start Data entries

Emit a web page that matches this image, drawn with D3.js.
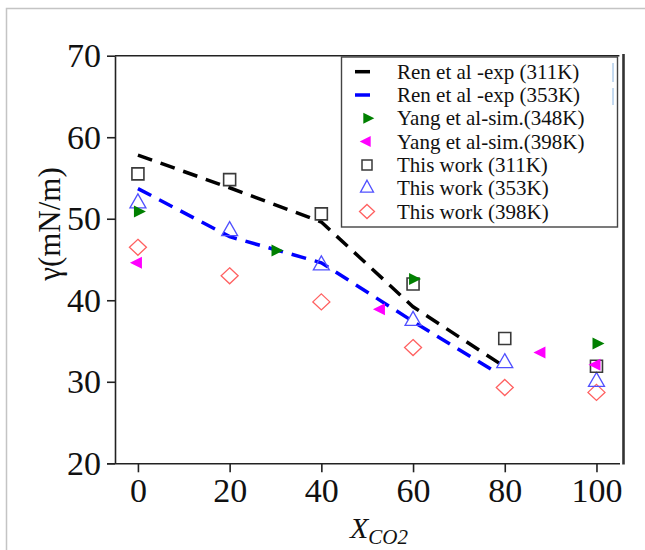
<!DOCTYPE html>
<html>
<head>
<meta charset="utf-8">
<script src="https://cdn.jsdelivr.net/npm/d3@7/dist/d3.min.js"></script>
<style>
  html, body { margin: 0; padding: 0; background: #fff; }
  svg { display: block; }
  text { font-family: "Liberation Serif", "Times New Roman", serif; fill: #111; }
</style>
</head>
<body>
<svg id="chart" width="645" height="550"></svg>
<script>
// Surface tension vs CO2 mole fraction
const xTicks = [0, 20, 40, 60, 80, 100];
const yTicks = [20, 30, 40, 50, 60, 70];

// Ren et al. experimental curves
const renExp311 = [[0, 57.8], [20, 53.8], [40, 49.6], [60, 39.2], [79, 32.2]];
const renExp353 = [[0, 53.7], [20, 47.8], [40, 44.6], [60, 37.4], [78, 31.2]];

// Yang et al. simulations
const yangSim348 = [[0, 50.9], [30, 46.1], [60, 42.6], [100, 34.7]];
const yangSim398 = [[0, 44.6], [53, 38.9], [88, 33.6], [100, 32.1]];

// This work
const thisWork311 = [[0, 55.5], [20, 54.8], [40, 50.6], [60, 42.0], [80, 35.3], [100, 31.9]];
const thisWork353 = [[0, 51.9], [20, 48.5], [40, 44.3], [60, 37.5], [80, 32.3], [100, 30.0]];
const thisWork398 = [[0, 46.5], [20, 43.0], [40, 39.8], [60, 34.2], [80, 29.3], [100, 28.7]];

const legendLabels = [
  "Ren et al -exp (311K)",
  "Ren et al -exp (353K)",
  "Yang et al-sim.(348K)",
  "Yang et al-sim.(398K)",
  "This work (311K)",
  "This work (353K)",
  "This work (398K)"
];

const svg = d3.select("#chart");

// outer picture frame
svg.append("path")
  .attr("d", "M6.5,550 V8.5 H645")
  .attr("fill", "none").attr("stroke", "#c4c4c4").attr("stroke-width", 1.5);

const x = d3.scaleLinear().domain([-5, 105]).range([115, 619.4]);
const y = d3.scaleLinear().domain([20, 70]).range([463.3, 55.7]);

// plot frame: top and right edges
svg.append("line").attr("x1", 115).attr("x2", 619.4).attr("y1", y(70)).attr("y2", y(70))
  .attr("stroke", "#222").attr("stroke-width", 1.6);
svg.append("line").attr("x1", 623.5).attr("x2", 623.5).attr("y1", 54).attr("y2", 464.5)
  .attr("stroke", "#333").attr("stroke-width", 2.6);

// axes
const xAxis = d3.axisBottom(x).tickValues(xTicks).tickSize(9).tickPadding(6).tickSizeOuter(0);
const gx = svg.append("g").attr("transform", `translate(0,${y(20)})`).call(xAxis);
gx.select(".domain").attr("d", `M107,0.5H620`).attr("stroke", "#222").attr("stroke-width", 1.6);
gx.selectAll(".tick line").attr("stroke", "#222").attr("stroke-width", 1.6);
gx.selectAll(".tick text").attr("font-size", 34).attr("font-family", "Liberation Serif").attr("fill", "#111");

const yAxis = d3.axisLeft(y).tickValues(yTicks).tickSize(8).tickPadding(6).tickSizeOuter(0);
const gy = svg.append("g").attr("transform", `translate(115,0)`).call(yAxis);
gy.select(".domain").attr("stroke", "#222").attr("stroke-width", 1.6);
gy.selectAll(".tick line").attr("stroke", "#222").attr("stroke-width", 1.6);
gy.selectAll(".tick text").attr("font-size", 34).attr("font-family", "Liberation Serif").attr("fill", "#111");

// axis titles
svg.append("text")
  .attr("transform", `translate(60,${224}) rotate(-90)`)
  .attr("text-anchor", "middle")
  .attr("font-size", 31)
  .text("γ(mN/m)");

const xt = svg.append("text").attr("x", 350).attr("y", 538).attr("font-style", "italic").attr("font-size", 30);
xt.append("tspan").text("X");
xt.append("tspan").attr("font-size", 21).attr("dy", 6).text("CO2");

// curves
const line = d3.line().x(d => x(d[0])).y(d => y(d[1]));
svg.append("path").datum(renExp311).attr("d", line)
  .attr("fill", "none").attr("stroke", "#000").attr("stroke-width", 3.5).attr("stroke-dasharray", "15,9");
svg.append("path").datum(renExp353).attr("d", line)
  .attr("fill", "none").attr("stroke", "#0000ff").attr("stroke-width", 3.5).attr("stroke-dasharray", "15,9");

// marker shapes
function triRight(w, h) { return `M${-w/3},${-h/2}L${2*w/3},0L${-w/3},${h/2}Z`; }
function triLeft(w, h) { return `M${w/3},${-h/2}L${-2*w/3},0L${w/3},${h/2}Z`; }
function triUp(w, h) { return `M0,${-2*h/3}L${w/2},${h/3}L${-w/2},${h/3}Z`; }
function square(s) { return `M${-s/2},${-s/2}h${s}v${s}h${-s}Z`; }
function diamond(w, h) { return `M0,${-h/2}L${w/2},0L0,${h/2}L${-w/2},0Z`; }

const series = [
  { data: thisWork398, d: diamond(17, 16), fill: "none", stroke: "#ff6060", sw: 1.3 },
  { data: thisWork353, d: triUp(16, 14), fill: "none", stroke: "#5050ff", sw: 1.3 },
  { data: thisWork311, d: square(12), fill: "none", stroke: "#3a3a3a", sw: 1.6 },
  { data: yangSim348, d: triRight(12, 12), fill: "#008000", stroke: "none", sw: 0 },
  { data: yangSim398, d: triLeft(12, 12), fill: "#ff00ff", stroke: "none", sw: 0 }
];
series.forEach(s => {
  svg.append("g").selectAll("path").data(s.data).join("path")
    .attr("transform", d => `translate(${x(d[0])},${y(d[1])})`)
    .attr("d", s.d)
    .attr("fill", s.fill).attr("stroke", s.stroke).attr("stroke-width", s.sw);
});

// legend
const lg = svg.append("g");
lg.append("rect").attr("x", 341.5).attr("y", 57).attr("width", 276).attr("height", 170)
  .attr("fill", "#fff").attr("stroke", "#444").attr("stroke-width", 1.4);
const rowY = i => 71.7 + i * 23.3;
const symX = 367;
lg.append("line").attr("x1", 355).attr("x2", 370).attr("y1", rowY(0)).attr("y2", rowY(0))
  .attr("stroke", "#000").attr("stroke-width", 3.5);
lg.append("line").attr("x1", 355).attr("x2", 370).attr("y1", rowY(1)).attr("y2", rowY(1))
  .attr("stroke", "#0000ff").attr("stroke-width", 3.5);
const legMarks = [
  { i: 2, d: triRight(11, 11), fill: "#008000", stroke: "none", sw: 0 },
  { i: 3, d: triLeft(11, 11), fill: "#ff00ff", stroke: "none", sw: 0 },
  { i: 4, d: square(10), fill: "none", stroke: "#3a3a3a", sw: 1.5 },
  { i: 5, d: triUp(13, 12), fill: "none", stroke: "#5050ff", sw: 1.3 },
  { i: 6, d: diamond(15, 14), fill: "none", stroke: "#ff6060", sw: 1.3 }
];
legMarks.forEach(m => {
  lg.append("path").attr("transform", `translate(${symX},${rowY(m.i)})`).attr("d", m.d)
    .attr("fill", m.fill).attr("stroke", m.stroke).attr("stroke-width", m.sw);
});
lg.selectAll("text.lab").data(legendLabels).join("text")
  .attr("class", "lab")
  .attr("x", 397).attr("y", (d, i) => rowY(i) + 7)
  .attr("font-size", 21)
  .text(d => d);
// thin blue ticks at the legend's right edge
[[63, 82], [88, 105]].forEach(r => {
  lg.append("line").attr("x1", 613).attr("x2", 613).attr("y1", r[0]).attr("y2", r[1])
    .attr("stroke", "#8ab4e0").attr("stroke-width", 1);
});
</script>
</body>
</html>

end Data entries
start Data entries

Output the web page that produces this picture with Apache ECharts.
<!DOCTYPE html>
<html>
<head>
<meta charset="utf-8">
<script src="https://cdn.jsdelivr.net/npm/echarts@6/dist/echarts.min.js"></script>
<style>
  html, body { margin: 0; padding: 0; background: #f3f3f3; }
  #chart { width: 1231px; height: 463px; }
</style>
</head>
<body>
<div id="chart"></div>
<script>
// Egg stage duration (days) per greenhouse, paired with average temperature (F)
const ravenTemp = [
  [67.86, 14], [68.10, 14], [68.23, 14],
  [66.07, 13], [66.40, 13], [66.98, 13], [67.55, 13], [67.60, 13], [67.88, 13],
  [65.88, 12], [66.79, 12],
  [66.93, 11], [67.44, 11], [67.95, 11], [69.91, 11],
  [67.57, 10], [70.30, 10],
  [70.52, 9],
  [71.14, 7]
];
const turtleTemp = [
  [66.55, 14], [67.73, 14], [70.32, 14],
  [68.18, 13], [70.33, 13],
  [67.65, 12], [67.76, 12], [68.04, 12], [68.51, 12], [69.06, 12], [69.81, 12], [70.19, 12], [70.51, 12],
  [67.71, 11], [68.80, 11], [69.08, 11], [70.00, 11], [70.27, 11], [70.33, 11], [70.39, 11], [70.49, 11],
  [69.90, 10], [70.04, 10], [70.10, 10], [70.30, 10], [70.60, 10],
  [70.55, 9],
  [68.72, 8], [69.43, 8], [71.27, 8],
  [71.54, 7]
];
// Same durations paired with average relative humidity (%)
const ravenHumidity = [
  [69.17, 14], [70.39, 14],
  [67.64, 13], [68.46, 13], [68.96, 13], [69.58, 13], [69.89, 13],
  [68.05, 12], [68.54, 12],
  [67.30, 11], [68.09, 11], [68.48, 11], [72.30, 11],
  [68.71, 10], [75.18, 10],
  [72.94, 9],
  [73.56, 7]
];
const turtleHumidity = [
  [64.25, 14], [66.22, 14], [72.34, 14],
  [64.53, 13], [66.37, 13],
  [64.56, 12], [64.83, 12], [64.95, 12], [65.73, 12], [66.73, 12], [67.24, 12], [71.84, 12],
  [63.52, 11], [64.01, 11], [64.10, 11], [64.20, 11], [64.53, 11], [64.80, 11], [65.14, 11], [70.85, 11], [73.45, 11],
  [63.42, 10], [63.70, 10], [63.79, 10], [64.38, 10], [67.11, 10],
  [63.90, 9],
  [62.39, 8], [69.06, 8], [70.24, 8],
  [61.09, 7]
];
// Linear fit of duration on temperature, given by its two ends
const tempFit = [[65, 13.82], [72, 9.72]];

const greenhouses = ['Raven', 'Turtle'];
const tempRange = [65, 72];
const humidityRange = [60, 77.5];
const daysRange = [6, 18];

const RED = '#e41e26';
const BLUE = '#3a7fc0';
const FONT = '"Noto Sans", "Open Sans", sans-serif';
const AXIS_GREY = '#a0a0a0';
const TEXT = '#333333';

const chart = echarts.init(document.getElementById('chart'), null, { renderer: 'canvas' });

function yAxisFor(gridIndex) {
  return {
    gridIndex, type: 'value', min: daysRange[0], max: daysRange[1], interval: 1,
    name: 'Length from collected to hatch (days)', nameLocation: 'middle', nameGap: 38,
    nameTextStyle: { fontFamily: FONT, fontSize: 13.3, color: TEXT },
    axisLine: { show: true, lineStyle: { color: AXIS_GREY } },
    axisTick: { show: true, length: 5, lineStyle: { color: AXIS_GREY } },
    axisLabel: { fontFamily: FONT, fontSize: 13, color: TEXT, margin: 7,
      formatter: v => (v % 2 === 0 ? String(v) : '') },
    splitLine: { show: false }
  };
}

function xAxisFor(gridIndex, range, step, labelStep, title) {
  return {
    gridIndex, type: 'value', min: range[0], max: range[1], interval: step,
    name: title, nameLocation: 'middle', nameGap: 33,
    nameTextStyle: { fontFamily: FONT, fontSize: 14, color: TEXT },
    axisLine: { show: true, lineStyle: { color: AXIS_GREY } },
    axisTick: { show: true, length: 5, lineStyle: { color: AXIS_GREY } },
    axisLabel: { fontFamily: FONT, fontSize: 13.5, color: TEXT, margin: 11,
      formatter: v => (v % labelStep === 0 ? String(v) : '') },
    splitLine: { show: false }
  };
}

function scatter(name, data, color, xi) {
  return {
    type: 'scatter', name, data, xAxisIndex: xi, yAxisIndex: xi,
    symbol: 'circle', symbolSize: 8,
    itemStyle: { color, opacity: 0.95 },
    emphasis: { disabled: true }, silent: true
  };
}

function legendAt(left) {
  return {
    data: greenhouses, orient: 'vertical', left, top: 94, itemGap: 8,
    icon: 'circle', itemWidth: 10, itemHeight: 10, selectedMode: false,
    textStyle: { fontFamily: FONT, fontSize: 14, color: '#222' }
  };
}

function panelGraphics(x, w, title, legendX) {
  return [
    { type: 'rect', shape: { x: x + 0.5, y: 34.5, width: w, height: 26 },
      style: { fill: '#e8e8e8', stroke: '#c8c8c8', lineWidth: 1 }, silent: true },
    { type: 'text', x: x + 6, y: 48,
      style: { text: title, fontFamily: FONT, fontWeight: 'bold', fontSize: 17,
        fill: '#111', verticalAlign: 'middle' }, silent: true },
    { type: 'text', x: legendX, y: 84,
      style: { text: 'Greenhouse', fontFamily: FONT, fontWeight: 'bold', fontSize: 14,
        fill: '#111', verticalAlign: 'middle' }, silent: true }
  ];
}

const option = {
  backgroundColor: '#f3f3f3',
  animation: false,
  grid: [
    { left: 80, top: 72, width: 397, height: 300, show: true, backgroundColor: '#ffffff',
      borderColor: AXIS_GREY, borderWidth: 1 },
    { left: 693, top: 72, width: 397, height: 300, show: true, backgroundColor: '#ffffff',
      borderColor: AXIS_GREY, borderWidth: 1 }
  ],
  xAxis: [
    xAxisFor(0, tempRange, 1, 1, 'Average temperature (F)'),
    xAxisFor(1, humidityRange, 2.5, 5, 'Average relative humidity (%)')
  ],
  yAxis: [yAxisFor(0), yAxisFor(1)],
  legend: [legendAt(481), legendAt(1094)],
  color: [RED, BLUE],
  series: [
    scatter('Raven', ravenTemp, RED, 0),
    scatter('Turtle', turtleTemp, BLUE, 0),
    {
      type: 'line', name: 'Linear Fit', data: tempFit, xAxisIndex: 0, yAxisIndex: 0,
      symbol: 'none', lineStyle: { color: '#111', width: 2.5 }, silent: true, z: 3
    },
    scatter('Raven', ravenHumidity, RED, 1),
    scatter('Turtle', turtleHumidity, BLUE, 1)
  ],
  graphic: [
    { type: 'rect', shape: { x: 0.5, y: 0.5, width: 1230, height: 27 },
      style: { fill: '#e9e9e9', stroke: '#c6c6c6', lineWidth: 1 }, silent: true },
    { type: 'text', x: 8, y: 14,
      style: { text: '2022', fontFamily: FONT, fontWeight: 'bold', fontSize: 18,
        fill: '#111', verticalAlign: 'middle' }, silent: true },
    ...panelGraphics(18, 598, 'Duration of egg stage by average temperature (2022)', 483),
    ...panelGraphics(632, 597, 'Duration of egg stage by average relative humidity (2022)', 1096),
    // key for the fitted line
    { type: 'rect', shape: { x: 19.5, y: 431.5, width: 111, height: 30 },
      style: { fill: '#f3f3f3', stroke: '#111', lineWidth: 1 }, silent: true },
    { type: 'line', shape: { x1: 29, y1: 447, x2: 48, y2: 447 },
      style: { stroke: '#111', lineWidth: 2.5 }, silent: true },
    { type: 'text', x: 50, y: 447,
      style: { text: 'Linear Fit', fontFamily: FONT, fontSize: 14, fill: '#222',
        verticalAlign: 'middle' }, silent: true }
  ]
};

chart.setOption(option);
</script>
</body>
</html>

end Data entries
start Data entries

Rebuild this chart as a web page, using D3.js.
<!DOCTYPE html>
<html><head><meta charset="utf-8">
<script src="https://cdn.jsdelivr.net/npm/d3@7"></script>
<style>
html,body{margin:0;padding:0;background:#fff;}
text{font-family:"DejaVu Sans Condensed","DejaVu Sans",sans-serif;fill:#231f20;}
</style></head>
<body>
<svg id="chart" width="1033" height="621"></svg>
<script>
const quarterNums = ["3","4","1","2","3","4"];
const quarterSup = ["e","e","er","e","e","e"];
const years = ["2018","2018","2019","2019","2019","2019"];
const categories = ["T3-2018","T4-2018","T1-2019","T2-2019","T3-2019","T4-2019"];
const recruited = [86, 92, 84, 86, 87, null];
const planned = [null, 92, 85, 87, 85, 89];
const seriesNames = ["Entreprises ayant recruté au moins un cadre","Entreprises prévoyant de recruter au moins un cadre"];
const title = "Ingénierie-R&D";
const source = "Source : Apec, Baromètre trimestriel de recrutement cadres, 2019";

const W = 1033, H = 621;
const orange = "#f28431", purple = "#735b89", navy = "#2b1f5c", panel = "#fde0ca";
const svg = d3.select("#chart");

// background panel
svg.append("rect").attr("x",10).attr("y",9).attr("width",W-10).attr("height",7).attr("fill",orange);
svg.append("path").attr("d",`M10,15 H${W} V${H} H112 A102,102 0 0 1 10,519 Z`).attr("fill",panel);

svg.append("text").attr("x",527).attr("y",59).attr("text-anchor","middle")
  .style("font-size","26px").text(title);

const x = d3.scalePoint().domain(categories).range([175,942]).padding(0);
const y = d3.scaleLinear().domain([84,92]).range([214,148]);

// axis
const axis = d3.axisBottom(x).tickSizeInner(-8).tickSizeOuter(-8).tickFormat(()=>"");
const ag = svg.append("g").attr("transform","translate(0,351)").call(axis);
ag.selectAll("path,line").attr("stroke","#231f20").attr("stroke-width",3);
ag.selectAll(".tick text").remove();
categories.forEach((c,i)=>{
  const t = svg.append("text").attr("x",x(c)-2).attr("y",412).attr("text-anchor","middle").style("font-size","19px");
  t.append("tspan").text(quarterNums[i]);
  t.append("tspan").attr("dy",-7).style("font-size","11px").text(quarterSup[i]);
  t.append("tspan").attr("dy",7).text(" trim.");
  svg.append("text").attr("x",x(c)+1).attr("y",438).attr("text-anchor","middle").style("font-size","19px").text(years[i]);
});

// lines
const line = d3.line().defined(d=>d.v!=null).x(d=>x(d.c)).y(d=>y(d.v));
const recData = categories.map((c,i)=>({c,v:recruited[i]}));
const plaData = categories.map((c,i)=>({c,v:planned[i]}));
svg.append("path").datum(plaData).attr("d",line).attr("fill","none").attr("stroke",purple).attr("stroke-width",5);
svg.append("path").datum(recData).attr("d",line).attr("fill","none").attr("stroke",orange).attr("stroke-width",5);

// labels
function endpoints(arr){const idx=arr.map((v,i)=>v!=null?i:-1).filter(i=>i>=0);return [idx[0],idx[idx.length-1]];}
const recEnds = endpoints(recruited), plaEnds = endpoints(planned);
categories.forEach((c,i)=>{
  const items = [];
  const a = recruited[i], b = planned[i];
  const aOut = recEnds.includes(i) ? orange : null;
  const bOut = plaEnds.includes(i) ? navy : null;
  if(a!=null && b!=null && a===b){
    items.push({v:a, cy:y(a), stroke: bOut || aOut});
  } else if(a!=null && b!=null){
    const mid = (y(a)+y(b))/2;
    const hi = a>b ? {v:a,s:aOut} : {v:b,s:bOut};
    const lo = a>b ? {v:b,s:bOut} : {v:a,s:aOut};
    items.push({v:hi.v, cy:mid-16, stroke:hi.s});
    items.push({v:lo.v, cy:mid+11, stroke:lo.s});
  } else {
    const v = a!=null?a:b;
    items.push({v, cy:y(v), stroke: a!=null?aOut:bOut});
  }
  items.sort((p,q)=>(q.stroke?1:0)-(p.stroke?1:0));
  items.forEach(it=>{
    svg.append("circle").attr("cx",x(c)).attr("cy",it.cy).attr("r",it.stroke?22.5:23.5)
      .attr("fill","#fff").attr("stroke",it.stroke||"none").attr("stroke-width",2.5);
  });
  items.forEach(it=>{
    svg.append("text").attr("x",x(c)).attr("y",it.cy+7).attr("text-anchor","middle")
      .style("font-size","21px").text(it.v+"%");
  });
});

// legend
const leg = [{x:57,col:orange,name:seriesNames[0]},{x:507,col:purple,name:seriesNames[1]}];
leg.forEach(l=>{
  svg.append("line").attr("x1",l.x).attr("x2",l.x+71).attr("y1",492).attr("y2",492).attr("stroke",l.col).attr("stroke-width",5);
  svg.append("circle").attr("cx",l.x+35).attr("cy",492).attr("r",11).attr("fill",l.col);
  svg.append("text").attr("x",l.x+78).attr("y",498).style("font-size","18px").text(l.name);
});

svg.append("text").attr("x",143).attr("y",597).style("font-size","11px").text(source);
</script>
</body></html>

end Data entries

» Direction
Copy nothing but the lines above from the one with "Emit a web page" to the one with "const yTicks = [20, 30, 40, 50, 60, 70];", inclusive, word for word. Leave every picture out.

» Result of the task
Emit a web page that matches this image, drawn with D3.js.
<!DOCTYPE html>
<html>
<head>
<meta charset="utf-8">
<script src="https://cdn.jsdelivr.net/npm/d3@7/dist/d3.min.js"></script>
<style>
  html, body { margin: 0; padding: 0; background: #fff; }
  svg { display: block; }
  text { font-family: "Liberation Serif", "Times New Roman", serif; fill: #111; }
</style>
</head>
<body>
<svg id="chart" width="645" height="550"></svg>
<script>
// Surface tension vs CO2 mole fraction
const xTicks = [0, 20, 40, 60, 80, 100];
const yTicks = [20, 30, 40, 50, 60, 70];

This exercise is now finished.